» **What to produce**
Omit every image, and transcribe the remaining entries exactly as given.

» **The input**
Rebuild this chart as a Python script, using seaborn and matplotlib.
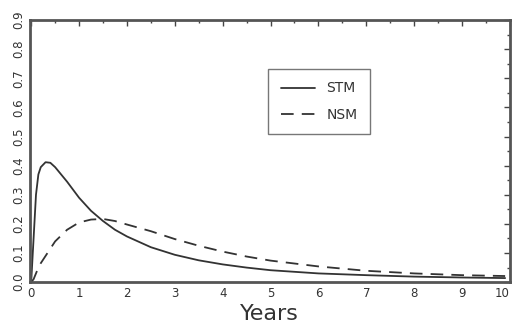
import pandas as pd
import matplotlib
matplotlib.use("Agg")
import matplotlib.pyplot as plt
import seaborn as sns
from matplotlib.ticker import MultipleLocator

# Values
years = [0, 0.05, 0.1, 0.15, 0.2, 0.3, 0.4, 0.5, 0.75, 1, 1.25, 1.5, 1.75,
         2, 2.5, 3, 3.5, 4, 4.5, 5, 6, 7, 8, 9, 9.9]
stm = [0, 0.15, 0.30, 0.37, 0.395, 0.412, 0.41, 0.395, 0.345, 0.29, 0.245,
       0.21, 0.18, 0.157, 0.12, 0.094, 0.075, 0.061, 0.05, 0.041, 0.03,
       0.024, 0.019, 0.016, 0.014]
nsm = [0, 0.01, 0.03, 0.05, 0.065, 0.09, 0.115, 0.14, 0.18, 0.205, 0.215,
       0.217, 0.21, 0.198, 0.175, 0.148, 0.125, 0.105, 0.088, 0.074, 0.054,
       0.039, 0.03, 0.024, 0.021]

df = pd.DataFrame({
    "Years": years * 2,
    "value": stm + nsm,
    "model": ["STM"] * len(years) + ["NSM"] * len(years),
})

sns.set_theme(style="white")
plt.rcParams["font.family"] = ["DejaVu Sans"]

fig = plt.figure(figsize=(5.13, 3.30), dpi=100)
ax = fig.add_axes([0.058, 0.145, 0.936, 0.794])

sns.lineplot(data=df, x="Years", y="value", style="model",
             dashes={"STM": "", "NSM": (7, 4.5)}, color="#333333",
             linewidth=1.3, ax=ax)

ax.set_xlim(-0.03, 10)
ax.set_ylim(0, 0.9)
ax.xaxis.set_major_locator(MultipleLocator(1))
ax.xaxis.set_minor_locator(MultipleLocator(0.5))
ax.yaxis.set_major_locator(MultipleLocator(0.1))
ax.yaxis.set_minor_locator(MultipleLocator(0.05))
ax.tick_params(which="both", direction="in", top=True, right=True,
               colors="#444444", labelcolor="#333333", labelsize=8.5)
ax.tick_params(which="major", length=4, width=1)
ax.tick_params(which="minor", length=2.5, width=1)
ax.set_yticks([i / 10 for i in range(10)])
ax.set_yticklabels([f"{i / 10:.1f}" for i in range(10)], rotation=90, va="center")
ax.set_xticks(range(11))
ax.set_xticklabels([str(i) for i in range(10)] + ["10"])
# the last label sits on the right edge, as in the reference; keep it inside
ax.get_xticklabels()[-1].set_ha("right")
for s in ax.spines.values():
    s.set_linewidth(2)
    s.set_color("#555555")

ax.set_xlabel("Years", fontsize=16, color="#333333", labelpad=3)
ax.set_ylabel("")

leg = ax.legend(title=None, loc="upper left", bbox_to_anchor=(0.482, 0.84),
                fontsize=10, frameon=True, fancybox=False, handlelength=2.5,
                borderpad=0.9, labelspacing=0.9)
leg.get_frame().set_edgecolor("#555555")
leg.get_frame().set_linewidth(1)
for t in leg.get_texts():
    t.set_color("#333333")

fig.savefig("out.png", dpi=100)
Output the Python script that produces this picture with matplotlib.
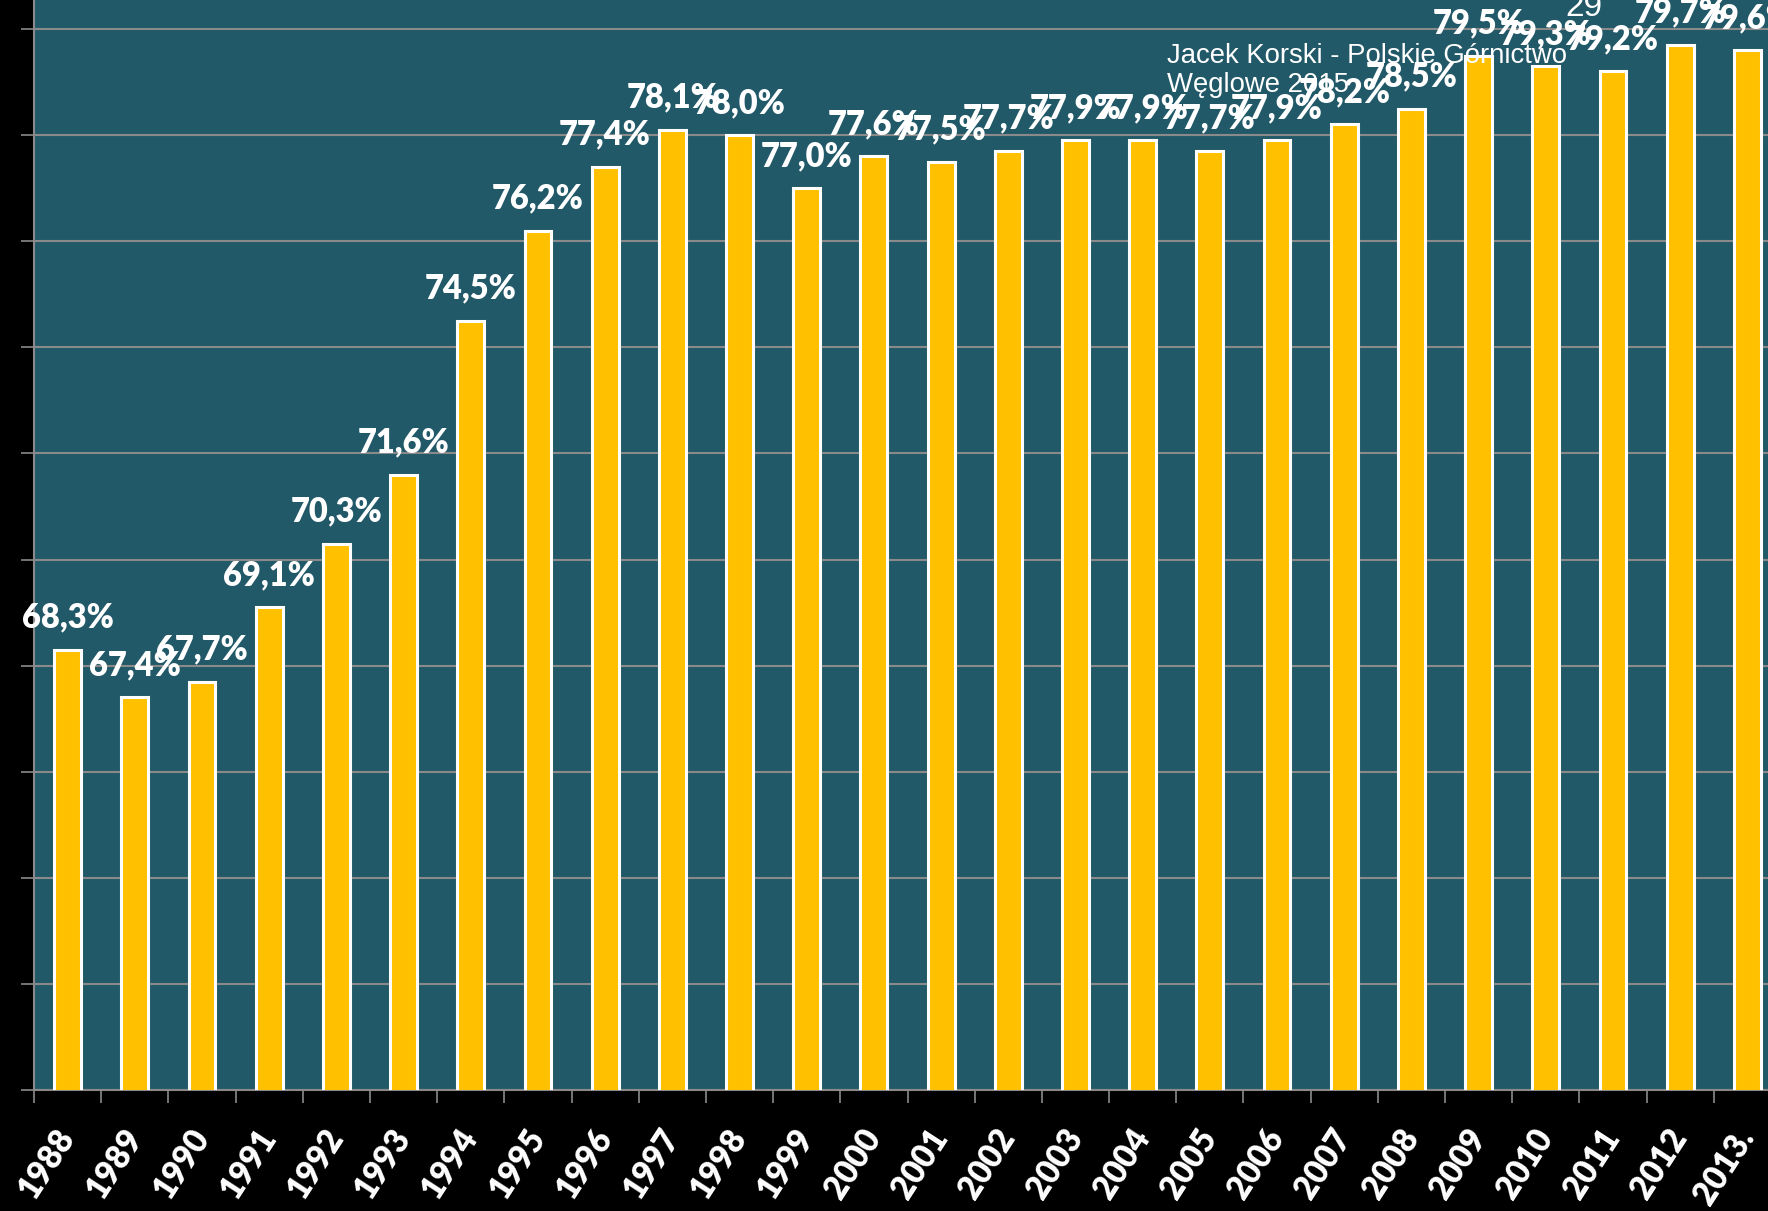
import matplotlib
matplotlib.use("Agg")
import matplotlib.pyplot as plt
import numpy as np

years = ["1988", "1989", "1990", "1991", "1992", "1993", "1994", "1995", "1996",
         "1997", "1998", "1999", "2000", "2001", "2002", "2003", "2004", "2005",
         "2006", "2007", "2008", "2009", "2010", "2011", "2012", "2013."]
values = [68.3, 67.4, 67.7, 69.1, 70.3, 71.6, 74.5, 76.2, 77.4, 78.1, 78.0, 77.0,
          77.6, 77.5, 77.7, 77.9, 77.9, 77.7, 77.9, 78.2, 78.5, 79.5, 79.3, 79.2,
          79.7, 79.6]
yticks = [60, 62, 64, 66, 68, 70, 72, 74, 76, 78, 80]
watermark_lines = ["Jacek Korski - Polskie Górnictwo", "Węglowe 2015"]
page_no = "29"

W, H = 1768, 1211
fig = plt.figure(figsize=(W / 100, H / 100), dpi=100, facecolor="black")
left = 34 / W
bottom = (H - 1090) / H
ax = fig.add_axes([left, bottom, 1747 / W, 1 - bottom])
ax.set_facecolor("#225968")

x = np.arange(len(years))
ax.bar(x, values, width=0.4, color="#FFC000", edgecolor="white", linewidth=2.2,
       zorder=3)
ax.set_xlim(-0.5, len(years) - 0.5)
ax.set_ylim(60, 60 + 1090 / 53.05)

ax.set_yticks(yticks)
ax.yaxis.grid(True, color="#8a8a8a", linewidth=1.5, zorder=1)
ax.set_axisbelow(True)
ax.tick_params(axis="y", length=9.5, width=1.2, color="#8a8a8a", labelleft=False)

ax.set_xticks(x)
ax.set_xticklabels(years, rotation=57, ha="right", va="center",
                   rotation_mode="anchor", color="white",
                   fontfamily="Lato", fontweight="heavy", fontsize=23.5)
ax.tick_params(axis="x", which="major", length=0, pad=30)
ax.set_xticks(np.arange(len(years) + 1) - 0.5, minor=True)
ax.tick_params(axis="x", which="minor", length=9.5, width=1.2, color="#8a8a8a")

for s in ["top", "right"]:
    ax.spines[s].set_visible(False)
for s in ["left", "bottom"]:
    ax.spines[s].set_color("#8a8a8a")
    ax.spines[s].set_linewidth(1.5)

for xi, v in zip(x, values):
    ax.annotate(f"{v:.1f}%".replace(".", ","), (xi, v), xytext=(0, 16),
                textcoords="offset points", ha="center", va="baseline",
                color="white", fontfamily="Lato", fontweight="heavy",
                fontsize=23.5, zorder=6)

for i, line in enumerate(watermark_lines):
    fig.text(1167 / W, 1 - (63 + 29 * i) / H, line, ha="left", va="baseline",
             color="white", fontfamily="Liberation Sans", fontsize=19.8, zorder=5)
fig.text(1565 / W, 1 - 16 / H, page_no, ha="left", va="baseline",
         color="white", fontfamily="Liberation Sans", fontsize=24, zorder=5)

fig.savefig("out.png", dpi=100, facecolor="black")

» **Written solution**
Rebuild this chart as a Python script, using seaborn and matplotlib.
import pandas as pd
import matplotlib
matplotlib.use("Agg")
import matplotlib.pyplot as plt
import seaborn as sns
from matplotlib.ticker import MultipleLocator

# Values
years = [0, 0.05, 0.1, 0.15, 0.2, 0.3, 0.4, 0.5, 0.75, 1, 1.25, 1.5, 1.75,
         2, 2.5, 3, 3.5, 4, 4.5, 5, 6, 7, 8, 9, 9.9]
stm = [0, 0.15, 0.30, 0.37, 0.395, 0.412, 0.41, 0.395, 0.345, 0.29, 0.245,
       0.21, 0.18, 0.157, 0.12, 0.094, 0.075, 0.061, 0.05, 0.041, 0.03,
       0.024, 0.019, 0.016, 0.014]
nsm = [0, 0.01, 0.03, 0.05, 0.065, 0.09, 0.115, 0.14, 0.18, 0.205, 0.215,
       0.217, 0.21, 0.198, 0.175, 0.148, 0.125, 0.105, 0.088, 0.074, 0.054,
       0.039, 0.03, 0.024, 0.021]

df = pd.DataFrame({
    "Years": years * 2,
    "value": stm + nsm,
    "model": ["STM"] * len(years) + ["NSM"] * len(years),
})

sns.set_theme(style="white")
plt.rcParams["font.family"] = ["DejaVu Sans"]

fig = plt.figure(figsize=(5.13, 3.30), dpi=100)
ax = fig.add_axes([0.058, 0.145, 0.936, 0.794])

sns.lineplot(data=df, x="Years", y="value", style="model",
             dashes={"STM": "", "NSM": (7, 4.5)}, color="#333333",
             linewidth=1.3, ax=ax)

ax.set_xlim(-0.03, 10)
ax.set_ylim(0, 0.9)
ax.xaxis.set_major_locator(MultipleLocator(1))
ax.xaxis.set_minor_locator(MultipleLocator(0.5))
ax.yaxis.set_major_locator(MultipleLocator(0.1))
ax.yaxis.set_minor_locator(MultipleLocator(0.05))
ax.tick_params(which="both", direction="in", top=True, right=True,
               colors="#444444", labelcolor="#333333", labelsize=8.5)
ax.tick_params(which="major", length=4, width=1)
ax.tick_params(which="minor", length=2.5, width=1)
ax.set_yticks([i / 10 for i in range(10)])
ax.set_yticklabels([f"{i / 10:.1f}" for i in range(10)], rotation=90, va="center")
ax.set_xticks(range(11))
ax.set_xticklabels([str(i) for i in range(10)] + ["10"])
# the last label sits on the right edge, as in the reference; keep it inside
ax.get_xticklabels()[-1].set_ha("right")
for s in ax.spines.values():
    s.set_linewidth(2)
    s.set_color("#555555")

ax.set_xlabel("Years", fontsize=16, color="#333333", labelpad=3)
ax.set_ylabel("")

leg = ax.legend(title=None, loc="upper left", bbox_to_anchor=(0.482, 0.84),
                fontsize=10, frameon=True, fancybox=False, handlelength=2.5,
                borderpad=0.9, labelspacing=0.9)
leg.get_frame().set_edgecolor("#555555")
leg.get_frame().set_linewidth(1)
for t in leg.get_texts():
    t.set_color("#333333")

fig.savefig("out.png", dpi=100)
Output the Python script that produces this picture with matplotlib.
import matplotlib
matplotlib.use("Agg")
import matplotlib.pyplot as plt
import numpy as np

years = ["1988", "1989", "1990", "1991", "1992", "1993", "1994", "1995", "1996",
         "1997", "1998", "1999", "2000", "2001", "2002", "2003", "2004", "2005",
         "2006", "2007", "2008", "2009", "2010", "2011", "2012", "2013."]
values = [68.3, 67.4, 67.7, 69.1, 70.3, 71.6, 74.5, 76.2, 77.4, 78.1, 78.0, 77.0,
          77.6, 77.5, 77.7, 77.9, 77.9, 77.7, 77.9, 78.2, 78.5, 79.5, 79.3, 79.2,
          79.7, 79.6]
yticks = [60, 62, 64, 66, 68, 70, 72, 74, 76, 78, 80]
watermark_lines = ["Jacek Korski - Polskie Górnictwo", "Węglowe 2015"]
page_no = "29"

W, H = 1768, 1211
fig = plt.figure(figsize=(W / 100, H / 100), dpi=100, facecolor="black")
left = 34 / W
bottom = (H - 1090) / H
ax = fig.add_axes([left, bottom, 1747 / W, 1 - bottom])
ax.set_facecolor("#225968")

x = np.arange(len(years))
ax.bar(x, values, width=0.4, color="#FFC000", edgecolor="white", linewidth=2.2,
       zorder=3)
ax.set_xlim(-0.5, len(years) - 0.5)
ax.set_ylim(60, 60 + 1090 / 53.05)

ax.set_yticks(yticks)
ax.yaxis.grid(True, color="#8a8a8a", linewidth=1.5, zorder=1)
ax.set_axisbelow(True)
ax.tick_params(axis="y", length=9.5, width=1.2, color="#8a8a8a", labelleft=False)

ax.set_xticks(x)
ax.set_xticklabels(years, rotation=57, ha="right", va="center",
                   rotation_mode="anchor", color="white",
                   fontfamily="Lato", fontweight="heavy", fontsize=23.5)
ax.tick_params(axis="x", which="major", length=0, pad=30)
ax.set_xticks(np.arange(len(years) + 1) - 0.5, minor=True)
ax.tick_params(axis="x", which="minor", length=9.5, width=1.2, color="#8a8a8a")

for s in ["top", "right"]:
    ax.spines[s].set_visible(False)
for s in ["left", "bottom"]:
    ax.spines[s].set_color("#8a8a8a")
    ax.spines[s].set_linewidth(1.5)

for xi, v in zip(x, values):
    ax.annotate(f"{v:.1f}%".replace(".", ","), (xi, v), xytext=(0, 16),
                textcoords="offset points", ha="center", va="baseline",
                color="white", fontfamily="Lato", fontweight="heavy",
                fontsize=23.5, zorder=6)

for i, line in enumerate(watermark_lines):
    fig.text(1167 / W, 1 - (63 + 29 * i) / H, line, ha="left", va="baseline",
             color="white", fontfamily="Liberation Sans", fontsize=19.8, zorder=5)
fig.text(1565 / W, 1 - 16 / H, page_no, ha="left", va="baseline",
         color="white", fontfamily="Liberation Sans", fontsize=24, zorder=5)

fig.savefig("out.png", dpi=100, facecolor="black")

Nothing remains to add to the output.